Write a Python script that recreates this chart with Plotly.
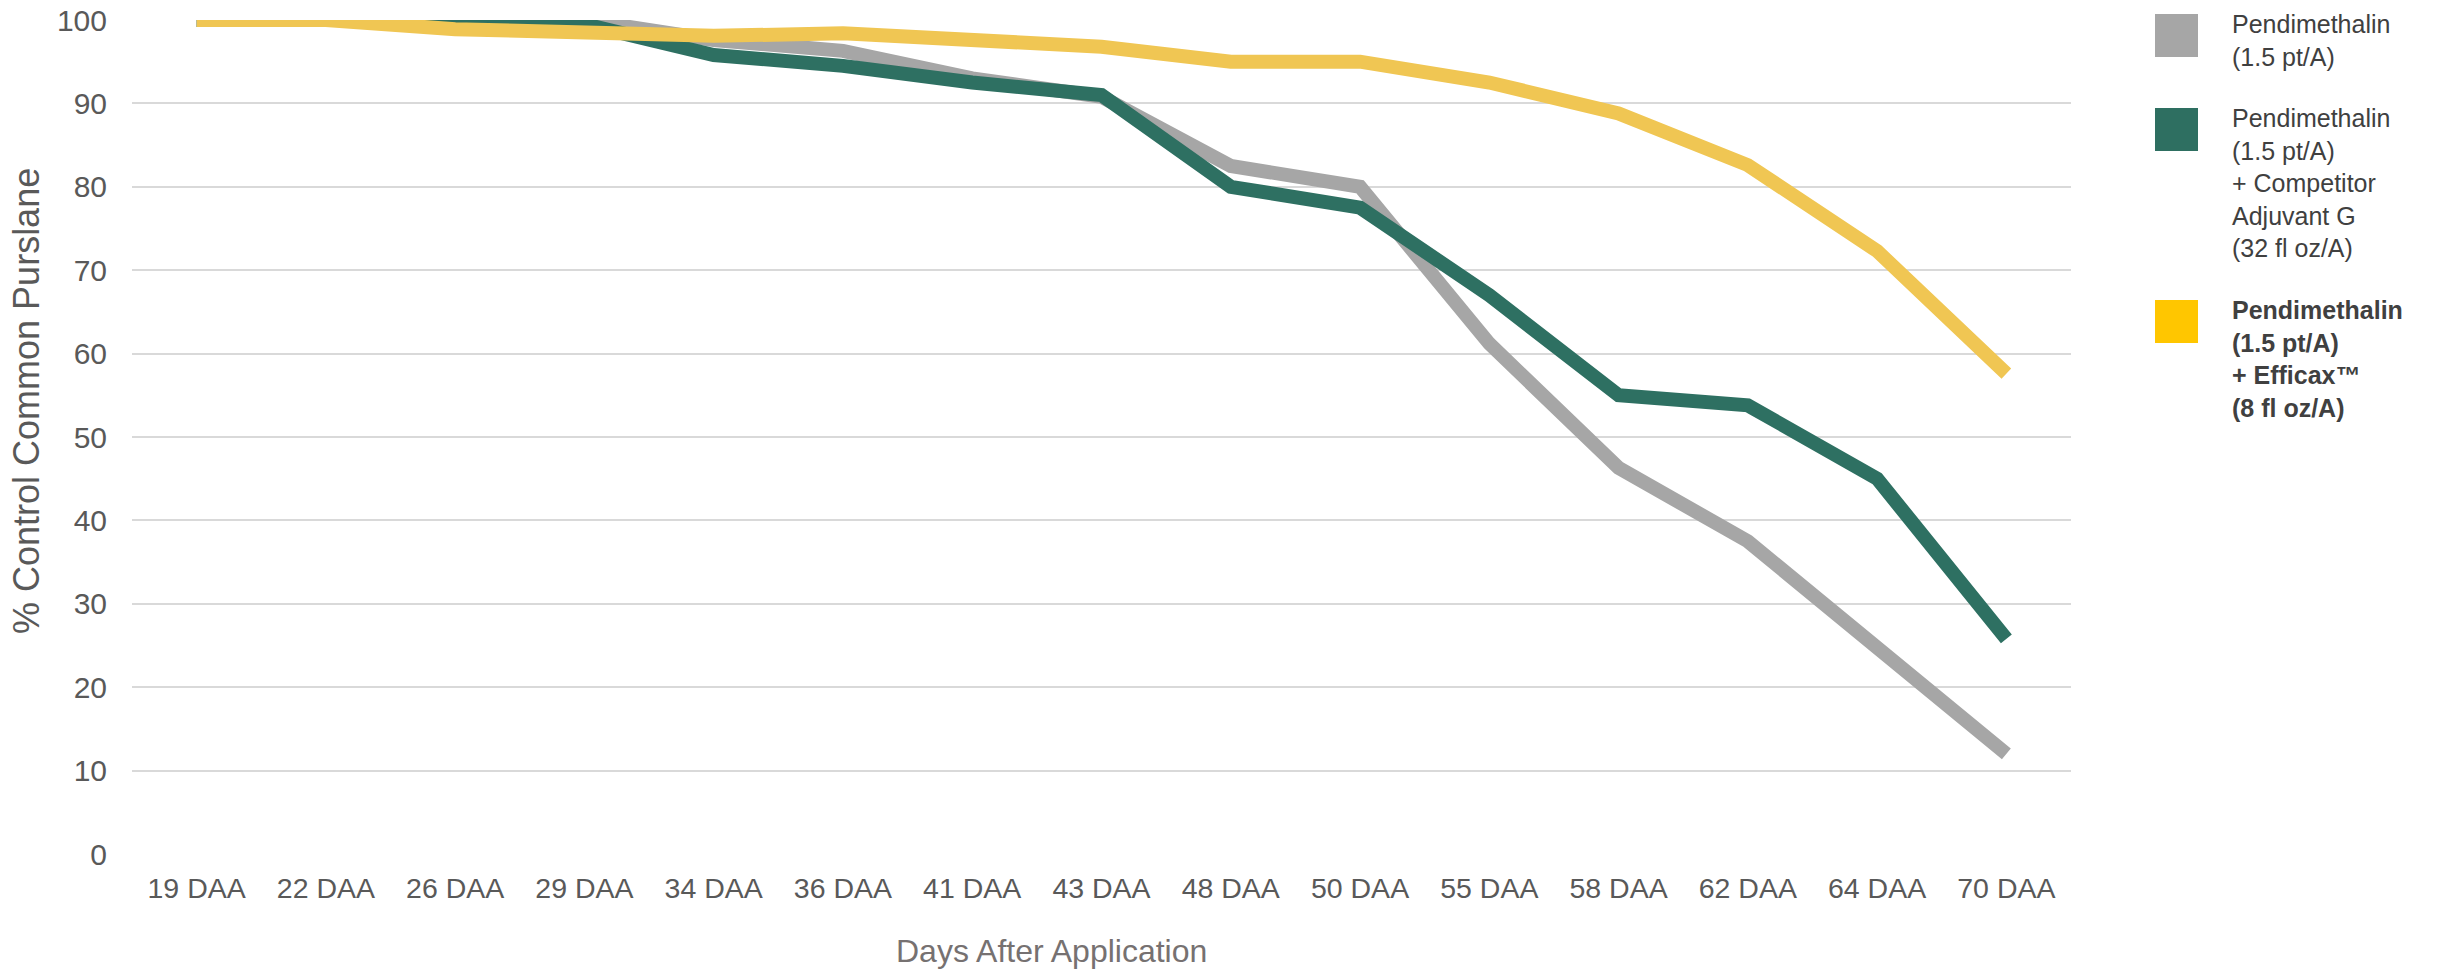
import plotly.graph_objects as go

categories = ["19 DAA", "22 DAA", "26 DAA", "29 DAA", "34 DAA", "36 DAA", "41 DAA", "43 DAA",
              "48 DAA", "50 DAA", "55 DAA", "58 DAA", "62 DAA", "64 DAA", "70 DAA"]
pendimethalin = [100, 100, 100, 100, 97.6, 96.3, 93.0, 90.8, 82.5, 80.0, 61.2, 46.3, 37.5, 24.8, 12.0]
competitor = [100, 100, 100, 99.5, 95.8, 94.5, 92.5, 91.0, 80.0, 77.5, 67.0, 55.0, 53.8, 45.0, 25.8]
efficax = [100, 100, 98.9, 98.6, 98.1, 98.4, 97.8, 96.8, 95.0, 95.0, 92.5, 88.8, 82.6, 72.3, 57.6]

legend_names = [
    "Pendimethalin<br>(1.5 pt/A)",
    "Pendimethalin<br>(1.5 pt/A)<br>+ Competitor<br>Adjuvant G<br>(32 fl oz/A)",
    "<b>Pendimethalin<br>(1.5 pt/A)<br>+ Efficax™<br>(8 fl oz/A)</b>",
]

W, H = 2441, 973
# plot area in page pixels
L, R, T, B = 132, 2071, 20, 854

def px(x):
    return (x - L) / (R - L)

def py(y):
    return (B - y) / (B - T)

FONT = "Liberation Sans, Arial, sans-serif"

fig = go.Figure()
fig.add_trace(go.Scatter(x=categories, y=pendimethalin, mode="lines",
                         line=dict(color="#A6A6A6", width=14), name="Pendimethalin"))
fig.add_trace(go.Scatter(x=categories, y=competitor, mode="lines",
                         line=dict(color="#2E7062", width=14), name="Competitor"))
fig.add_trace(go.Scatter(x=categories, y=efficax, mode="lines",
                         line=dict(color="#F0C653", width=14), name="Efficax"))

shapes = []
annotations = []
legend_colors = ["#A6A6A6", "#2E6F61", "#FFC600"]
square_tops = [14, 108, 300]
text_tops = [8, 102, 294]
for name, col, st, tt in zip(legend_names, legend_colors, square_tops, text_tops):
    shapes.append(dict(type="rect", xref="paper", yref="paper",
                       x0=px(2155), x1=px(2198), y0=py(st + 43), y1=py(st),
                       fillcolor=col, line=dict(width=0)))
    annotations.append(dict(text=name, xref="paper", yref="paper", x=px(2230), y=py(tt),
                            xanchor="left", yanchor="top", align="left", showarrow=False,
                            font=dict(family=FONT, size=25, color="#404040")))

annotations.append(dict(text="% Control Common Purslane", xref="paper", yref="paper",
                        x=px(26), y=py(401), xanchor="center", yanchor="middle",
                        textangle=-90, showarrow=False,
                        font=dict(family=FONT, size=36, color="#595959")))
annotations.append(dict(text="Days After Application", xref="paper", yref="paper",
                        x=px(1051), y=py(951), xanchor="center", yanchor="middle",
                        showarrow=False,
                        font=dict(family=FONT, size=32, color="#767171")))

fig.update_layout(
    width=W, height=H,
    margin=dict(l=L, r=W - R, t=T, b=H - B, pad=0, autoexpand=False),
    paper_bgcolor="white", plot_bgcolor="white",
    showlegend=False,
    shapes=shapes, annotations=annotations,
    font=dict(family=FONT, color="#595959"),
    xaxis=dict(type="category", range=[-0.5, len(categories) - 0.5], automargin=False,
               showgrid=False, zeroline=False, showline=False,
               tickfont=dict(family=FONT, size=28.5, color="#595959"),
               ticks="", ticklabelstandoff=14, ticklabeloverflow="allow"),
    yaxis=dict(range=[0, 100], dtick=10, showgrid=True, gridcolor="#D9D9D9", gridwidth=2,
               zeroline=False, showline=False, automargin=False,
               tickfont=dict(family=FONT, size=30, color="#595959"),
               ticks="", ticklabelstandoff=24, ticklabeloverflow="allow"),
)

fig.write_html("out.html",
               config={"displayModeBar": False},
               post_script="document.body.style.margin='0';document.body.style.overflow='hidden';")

==============================

# Task objective
Omit the pictures and give the material again, exactly and in full.

# Task answer
Write a Python script that recreates this chart with Plotly.
import plotly.graph_objects as go

categories = ["19 DAA", "22 DAA", "26 DAA", "29 DAA", "34 DAA", "36 DAA", "41 DAA", "43 DAA",
              "48 DAA", "50 DAA", "55 DAA", "58 DAA", "62 DAA", "64 DAA", "70 DAA"]
pendimethalin = [100, 100, 100, 100, 97.6, 96.3, 93.0, 90.8, 82.5, 80.0, 61.2, 46.3, 37.5, 24.8, 12.0]
competitor = [100, 100, 100, 99.5, 95.8, 94.5, 92.5, 91.0, 80.0, 77.5, 67.0, 55.0, 53.8, 45.0, 25.8]
efficax = [100, 100, 98.9, 98.6, 98.1, 98.4, 97.8, 96.8, 95.0, 95.0, 92.5, 88.8, 82.6, 72.3, 57.6]

legend_names = [
    "Pendimethalin<br>(1.5 pt/A)",
    "Pendimethalin<br>(1.5 pt/A)<br>+ Competitor<br>Adjuvant G<br>(32 fl oz/A)",
    "<b>Pendimethalin<br>(1.5 pt/A)<br>+ Efficax™<br>(8 fl oz/A)</b>",
]

W, H = 2441, 973
# plot area in page pixels
L, R, T, B = 132, 2071, 20, 854

def px(x):
    return (x - L) / (R - L)

def py(y):
    return (B - y) / (B - T)

FONT = "Liberation Sans, Arial, sans-serif"

fig = go.Figure()
fig.add_trace(go.Scatter(x=categories, y=pendimethalin, mode="lines",
                         line=dict(color="#A6A6A6", width=14), name="Pendimethalin"))
fig.add_trace(go.Scatter(x=categories, y=competitor, mode="lines",
                         line=dict(color="#2E7062", width=14), name="Competitor"))
fig.add_trace(go.Scatter(x=categories, y=efficax, mode="lines",
                         line=dict(color="#F0C653", width=14), name="Efficax"))

shapes = []
annotations = []
legend_colors = ["#A6A6A6", "#2E6F61", "#FFC600"]
square_tops = [14, 108, 300]
text_tops = [8, 102, 294]
for name, col, st, tt in zip(legend_names, legend_colors, square_tops, text_tops):
    shapes.append(dict(type="rect", xref="paper", yref="paper",
                       x0=px(2155), x1=px(2198), y0=py(st + 43), y1=py(st),
                       fillcolor=col, line=dict(width=0)))
    annotations.append(dict(text=name, xref="paper", yref="paper", x=px(2230), y=py(tt),
                            xanchor="left", yanchor="top", align="left", showarrow=False,
                            font=dict(family=FONT, size=25, color="#404040")))

annotations.append(dict(text="% Control Common Purslane", xref="paper", yref="paper",
                        x=px(26), y=py(401), xanchor="center", yanchor="middle",
                        textangle=-90, showarrow=False,
                        font=dict(family=FONT, size=36, color="#595959")))
annotations.append(dict(text="Days After Application", xref="paper", yref="paper",
                        x=px(1051), y=py(951), xanchor="center", yanchor="middle",
                        showarrow=False,
                        font=dict(family=FONT, size=32, color="#767171")))

fig.update_layout(
    width=W, height=H,
    margin=dict(l=L, r=W - R, t=T, b=H - B, pad=0, autoexpand=False),
    paper_bgcolor="white", plot_bgcolor="white",
    showlegend=False,
    shapes=shapes, annotations=annotations,
    font=dict(family=FONT, color="#595959"),
    xaxis=dict(type="category", range=[-0.5, len(categories) - 0.5], automargin=False,
               showgrid=False, zeroline=False, showline=False,
               tickfont=dict(family=FONT, size=28.5, color="#595959"),
               ticks="", ticklabelstandoff=14, ticklabeloverflow="allow"),
    yaxis=dict(range=[0, 100], dtick=10, showgrid=True, gridcolor="#D9D9D9", gridwidth=2,
               zeroline=False, showline=False, automargin=False,
               tickfont=dict(family=FONT, size=30, color="#595959"),
               ticks="", ticklabelstandoff=24, ticklabeloverflow="allow"),
)

fig.write_html("out.html",
               config={"displayModeBar": False},
               post_script="document.body.style.margin='0';document.body.style.overflow='hidden';")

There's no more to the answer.